**Given data**
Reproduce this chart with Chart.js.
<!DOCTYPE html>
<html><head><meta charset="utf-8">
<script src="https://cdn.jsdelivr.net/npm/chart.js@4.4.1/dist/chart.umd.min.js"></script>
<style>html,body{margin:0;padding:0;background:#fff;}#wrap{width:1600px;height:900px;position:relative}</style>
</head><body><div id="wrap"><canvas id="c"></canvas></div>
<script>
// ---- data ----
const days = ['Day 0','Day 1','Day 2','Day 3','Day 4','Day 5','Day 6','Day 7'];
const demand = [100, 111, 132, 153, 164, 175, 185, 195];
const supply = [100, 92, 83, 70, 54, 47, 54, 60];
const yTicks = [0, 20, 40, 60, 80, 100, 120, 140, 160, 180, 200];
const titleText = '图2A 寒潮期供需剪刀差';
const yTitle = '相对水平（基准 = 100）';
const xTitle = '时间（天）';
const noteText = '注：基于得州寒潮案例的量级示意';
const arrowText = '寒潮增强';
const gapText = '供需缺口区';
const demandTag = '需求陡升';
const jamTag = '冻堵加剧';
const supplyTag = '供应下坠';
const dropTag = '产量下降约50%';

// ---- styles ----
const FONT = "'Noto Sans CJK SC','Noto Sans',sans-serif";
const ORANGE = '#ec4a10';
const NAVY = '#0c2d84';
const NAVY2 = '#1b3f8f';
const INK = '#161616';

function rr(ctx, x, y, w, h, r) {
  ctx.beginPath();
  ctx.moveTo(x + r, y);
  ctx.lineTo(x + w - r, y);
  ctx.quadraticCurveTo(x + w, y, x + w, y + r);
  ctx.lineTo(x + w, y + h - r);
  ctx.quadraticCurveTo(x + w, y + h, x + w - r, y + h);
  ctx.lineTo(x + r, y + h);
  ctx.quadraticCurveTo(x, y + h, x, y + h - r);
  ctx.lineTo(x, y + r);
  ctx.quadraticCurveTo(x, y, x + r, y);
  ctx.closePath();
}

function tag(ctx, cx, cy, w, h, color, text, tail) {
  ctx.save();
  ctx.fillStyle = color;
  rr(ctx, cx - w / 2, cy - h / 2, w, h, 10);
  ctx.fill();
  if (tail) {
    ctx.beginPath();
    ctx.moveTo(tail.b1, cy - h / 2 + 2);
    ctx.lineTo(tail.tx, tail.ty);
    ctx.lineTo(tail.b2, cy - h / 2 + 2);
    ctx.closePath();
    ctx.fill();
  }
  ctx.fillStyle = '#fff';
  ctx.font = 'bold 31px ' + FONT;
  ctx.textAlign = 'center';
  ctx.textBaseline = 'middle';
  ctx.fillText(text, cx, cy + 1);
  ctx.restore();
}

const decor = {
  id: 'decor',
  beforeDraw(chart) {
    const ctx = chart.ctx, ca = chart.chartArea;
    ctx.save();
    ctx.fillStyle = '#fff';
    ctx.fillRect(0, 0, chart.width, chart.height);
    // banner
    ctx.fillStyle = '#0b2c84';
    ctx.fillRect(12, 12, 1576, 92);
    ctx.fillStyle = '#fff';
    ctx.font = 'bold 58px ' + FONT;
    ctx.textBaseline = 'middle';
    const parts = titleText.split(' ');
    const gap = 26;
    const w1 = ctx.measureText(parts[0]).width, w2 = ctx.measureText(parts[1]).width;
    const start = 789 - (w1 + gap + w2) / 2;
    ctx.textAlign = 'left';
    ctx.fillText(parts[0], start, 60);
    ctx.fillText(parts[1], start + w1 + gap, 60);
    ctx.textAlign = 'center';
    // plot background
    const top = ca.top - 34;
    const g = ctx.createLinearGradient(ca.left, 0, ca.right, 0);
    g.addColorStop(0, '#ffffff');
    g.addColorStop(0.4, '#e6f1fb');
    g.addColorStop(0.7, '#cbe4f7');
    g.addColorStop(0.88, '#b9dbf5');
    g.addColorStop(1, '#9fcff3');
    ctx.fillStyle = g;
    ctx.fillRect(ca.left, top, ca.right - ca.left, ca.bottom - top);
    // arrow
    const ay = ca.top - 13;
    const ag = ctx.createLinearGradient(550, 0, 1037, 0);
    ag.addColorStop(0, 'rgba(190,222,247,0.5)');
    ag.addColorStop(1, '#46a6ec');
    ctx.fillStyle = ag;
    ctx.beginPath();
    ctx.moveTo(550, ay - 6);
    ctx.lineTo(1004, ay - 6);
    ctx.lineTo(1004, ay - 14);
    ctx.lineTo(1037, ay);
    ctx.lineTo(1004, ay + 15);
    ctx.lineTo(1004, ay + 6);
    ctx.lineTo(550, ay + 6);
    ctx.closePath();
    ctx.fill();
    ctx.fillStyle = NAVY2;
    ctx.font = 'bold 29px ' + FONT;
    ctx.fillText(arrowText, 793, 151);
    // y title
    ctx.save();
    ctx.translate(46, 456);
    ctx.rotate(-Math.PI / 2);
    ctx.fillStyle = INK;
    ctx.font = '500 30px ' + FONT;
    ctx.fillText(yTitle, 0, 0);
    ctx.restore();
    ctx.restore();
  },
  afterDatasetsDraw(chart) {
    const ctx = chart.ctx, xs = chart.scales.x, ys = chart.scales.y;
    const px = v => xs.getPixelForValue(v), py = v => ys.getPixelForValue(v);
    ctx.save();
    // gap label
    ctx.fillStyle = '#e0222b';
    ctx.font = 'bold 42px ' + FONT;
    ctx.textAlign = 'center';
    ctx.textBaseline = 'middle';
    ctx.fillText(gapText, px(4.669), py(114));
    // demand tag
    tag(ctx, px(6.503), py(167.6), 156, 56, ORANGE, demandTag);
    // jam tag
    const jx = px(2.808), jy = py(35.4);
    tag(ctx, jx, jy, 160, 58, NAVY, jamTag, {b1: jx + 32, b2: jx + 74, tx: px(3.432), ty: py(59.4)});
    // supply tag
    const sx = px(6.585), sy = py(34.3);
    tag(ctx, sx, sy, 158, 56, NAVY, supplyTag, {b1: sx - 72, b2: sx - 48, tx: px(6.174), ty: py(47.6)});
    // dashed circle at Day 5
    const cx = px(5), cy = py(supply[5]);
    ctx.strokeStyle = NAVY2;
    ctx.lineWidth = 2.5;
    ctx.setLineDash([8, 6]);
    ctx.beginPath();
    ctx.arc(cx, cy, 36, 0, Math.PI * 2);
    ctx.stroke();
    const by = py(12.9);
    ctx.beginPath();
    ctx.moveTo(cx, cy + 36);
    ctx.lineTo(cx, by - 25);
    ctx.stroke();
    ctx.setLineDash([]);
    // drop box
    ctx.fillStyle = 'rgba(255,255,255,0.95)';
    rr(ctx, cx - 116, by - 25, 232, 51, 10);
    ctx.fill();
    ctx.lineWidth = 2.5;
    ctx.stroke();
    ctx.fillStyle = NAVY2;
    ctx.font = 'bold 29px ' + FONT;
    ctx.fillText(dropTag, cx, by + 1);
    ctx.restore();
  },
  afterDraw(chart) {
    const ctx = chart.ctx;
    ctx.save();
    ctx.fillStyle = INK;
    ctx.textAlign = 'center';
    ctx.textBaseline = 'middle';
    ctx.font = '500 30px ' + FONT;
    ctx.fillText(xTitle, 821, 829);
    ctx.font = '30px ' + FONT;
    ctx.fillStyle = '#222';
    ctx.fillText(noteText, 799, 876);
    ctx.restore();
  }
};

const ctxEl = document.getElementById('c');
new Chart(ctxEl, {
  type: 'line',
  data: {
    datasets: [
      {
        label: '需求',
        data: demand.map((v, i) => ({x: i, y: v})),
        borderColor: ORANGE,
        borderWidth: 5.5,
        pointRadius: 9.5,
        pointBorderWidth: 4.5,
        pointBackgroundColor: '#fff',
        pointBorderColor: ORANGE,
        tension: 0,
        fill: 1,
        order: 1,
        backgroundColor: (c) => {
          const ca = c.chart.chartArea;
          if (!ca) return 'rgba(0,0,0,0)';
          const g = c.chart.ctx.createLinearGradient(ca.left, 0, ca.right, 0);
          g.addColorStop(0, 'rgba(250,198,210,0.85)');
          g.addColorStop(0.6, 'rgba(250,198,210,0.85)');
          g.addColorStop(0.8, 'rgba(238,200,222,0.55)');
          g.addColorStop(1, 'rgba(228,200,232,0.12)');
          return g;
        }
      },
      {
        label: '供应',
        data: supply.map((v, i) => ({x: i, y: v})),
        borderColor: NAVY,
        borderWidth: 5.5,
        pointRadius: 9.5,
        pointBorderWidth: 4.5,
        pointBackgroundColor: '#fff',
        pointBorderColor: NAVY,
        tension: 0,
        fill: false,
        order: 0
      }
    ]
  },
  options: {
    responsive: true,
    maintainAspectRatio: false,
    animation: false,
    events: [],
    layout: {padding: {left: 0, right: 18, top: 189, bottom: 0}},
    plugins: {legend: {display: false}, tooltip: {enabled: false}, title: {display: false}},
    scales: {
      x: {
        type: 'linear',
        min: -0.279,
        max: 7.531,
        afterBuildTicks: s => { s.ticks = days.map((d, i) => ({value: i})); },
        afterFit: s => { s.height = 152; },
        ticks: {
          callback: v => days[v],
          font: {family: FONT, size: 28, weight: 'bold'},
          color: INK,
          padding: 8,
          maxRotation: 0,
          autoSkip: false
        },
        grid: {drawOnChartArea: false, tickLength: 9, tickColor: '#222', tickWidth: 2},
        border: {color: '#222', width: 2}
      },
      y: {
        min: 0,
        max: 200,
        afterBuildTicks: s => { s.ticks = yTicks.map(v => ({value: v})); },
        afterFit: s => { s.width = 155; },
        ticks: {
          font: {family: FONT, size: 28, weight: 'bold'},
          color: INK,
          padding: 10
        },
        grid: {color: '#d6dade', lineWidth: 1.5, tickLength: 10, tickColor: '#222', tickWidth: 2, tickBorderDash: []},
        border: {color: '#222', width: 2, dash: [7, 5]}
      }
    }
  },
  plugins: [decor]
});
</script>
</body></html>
...
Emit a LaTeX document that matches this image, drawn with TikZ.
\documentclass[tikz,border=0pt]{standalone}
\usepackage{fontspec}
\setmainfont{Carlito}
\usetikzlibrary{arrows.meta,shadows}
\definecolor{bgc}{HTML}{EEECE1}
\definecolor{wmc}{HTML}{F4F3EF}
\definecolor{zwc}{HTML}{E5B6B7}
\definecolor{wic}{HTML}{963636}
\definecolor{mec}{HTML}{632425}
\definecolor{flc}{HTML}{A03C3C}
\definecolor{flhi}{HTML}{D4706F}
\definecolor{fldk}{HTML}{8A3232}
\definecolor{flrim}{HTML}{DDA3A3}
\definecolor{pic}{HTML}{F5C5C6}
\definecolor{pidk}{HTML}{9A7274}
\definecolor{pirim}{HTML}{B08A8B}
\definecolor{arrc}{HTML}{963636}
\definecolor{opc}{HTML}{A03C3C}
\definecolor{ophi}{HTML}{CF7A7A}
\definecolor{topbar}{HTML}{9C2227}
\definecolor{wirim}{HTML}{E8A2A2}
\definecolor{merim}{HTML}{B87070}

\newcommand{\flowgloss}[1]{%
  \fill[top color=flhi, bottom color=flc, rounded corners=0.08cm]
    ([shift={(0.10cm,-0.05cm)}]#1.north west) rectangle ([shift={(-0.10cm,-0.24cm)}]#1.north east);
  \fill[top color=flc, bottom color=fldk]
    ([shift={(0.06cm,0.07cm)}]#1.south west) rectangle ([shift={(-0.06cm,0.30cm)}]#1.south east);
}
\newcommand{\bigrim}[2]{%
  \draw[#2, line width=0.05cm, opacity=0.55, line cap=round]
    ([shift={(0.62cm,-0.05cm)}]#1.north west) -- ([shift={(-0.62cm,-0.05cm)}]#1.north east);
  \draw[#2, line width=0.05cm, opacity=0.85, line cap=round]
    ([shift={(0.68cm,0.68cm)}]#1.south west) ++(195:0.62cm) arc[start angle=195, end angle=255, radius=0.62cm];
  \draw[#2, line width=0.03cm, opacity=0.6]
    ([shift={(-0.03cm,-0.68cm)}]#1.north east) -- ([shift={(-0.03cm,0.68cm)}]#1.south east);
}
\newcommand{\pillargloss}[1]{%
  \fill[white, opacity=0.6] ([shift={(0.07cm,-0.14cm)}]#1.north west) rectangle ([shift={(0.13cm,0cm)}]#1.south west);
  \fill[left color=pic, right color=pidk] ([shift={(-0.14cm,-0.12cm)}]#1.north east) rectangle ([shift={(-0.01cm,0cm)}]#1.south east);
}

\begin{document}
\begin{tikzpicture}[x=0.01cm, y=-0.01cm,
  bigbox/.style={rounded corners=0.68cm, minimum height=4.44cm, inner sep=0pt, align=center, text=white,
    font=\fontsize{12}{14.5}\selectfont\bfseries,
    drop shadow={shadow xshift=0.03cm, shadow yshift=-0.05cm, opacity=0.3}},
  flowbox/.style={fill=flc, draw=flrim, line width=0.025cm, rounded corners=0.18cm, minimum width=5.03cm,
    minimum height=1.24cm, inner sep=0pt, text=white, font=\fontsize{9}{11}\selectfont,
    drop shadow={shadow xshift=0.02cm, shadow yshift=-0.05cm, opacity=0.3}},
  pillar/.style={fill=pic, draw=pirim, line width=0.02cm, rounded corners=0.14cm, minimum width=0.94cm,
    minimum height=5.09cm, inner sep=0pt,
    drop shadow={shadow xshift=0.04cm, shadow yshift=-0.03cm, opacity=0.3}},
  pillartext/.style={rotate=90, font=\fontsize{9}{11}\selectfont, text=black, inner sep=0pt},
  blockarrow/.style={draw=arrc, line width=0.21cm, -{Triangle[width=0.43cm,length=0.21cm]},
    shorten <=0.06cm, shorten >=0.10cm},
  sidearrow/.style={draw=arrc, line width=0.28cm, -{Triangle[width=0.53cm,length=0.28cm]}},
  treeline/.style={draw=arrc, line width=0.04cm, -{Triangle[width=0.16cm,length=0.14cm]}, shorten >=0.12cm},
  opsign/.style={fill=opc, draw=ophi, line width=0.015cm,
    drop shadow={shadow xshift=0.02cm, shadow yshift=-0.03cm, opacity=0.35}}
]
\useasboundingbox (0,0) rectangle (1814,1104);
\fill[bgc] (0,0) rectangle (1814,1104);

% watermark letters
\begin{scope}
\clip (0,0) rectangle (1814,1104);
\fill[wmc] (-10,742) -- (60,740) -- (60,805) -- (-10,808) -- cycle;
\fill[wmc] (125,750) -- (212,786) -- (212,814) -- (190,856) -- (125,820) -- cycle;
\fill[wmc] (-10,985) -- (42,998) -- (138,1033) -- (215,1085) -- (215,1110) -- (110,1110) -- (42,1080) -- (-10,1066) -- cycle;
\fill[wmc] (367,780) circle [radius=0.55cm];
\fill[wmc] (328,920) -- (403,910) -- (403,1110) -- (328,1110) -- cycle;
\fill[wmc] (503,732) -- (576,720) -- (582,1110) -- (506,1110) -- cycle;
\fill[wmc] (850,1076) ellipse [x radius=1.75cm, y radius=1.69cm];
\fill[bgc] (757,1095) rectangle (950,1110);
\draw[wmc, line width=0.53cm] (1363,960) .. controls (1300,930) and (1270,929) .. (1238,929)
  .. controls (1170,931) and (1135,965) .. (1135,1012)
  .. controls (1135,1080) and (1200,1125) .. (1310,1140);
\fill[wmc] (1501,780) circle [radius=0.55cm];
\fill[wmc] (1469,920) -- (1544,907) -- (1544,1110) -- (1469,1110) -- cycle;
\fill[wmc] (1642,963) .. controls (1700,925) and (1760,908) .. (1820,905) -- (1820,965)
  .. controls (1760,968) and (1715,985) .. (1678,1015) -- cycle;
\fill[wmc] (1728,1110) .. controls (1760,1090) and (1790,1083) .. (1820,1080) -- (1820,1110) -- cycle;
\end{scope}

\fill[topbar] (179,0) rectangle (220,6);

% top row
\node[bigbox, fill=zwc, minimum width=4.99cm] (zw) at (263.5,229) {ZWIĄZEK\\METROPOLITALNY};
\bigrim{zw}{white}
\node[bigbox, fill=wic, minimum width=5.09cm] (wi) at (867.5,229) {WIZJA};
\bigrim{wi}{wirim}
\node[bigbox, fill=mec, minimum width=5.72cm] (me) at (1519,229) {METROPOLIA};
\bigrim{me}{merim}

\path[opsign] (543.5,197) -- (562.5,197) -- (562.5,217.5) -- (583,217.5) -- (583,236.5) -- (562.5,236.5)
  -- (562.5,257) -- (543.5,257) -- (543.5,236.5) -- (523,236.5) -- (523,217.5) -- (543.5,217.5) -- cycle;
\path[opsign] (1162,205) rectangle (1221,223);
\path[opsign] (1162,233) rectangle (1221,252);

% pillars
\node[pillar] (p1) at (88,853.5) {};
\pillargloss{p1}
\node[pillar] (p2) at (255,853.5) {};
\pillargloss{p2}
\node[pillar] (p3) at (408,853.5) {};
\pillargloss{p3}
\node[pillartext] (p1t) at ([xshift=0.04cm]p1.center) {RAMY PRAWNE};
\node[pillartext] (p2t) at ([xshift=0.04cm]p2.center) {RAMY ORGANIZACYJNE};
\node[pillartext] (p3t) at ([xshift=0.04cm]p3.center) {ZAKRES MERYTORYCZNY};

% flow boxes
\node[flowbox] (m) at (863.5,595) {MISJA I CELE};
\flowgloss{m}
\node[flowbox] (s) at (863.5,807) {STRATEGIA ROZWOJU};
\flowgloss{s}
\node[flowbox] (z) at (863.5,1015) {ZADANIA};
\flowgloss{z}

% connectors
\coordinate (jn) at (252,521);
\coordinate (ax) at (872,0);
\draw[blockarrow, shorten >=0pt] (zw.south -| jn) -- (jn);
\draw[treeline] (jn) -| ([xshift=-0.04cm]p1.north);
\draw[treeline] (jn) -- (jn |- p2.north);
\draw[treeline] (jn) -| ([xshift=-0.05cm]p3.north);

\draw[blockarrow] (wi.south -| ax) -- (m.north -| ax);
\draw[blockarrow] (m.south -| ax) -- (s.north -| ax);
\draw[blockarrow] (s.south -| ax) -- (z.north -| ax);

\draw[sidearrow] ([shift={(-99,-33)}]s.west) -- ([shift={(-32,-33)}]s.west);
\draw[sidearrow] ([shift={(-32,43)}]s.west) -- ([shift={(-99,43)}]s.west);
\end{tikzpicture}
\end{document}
...
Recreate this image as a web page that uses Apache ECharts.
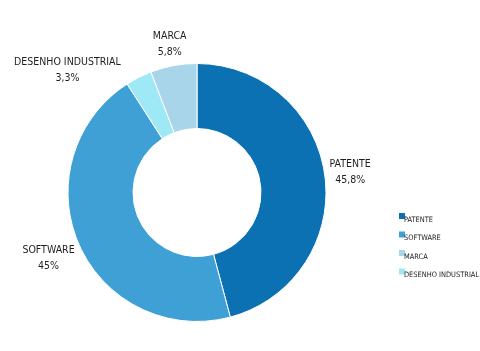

**What is being asked**
Find each line with the string "that" and copy it out.

**Task answer**
Emit a LaTeX document that matches this image, drawn with TikZ.
Recreate this image as a web page that uses Apache ECharts.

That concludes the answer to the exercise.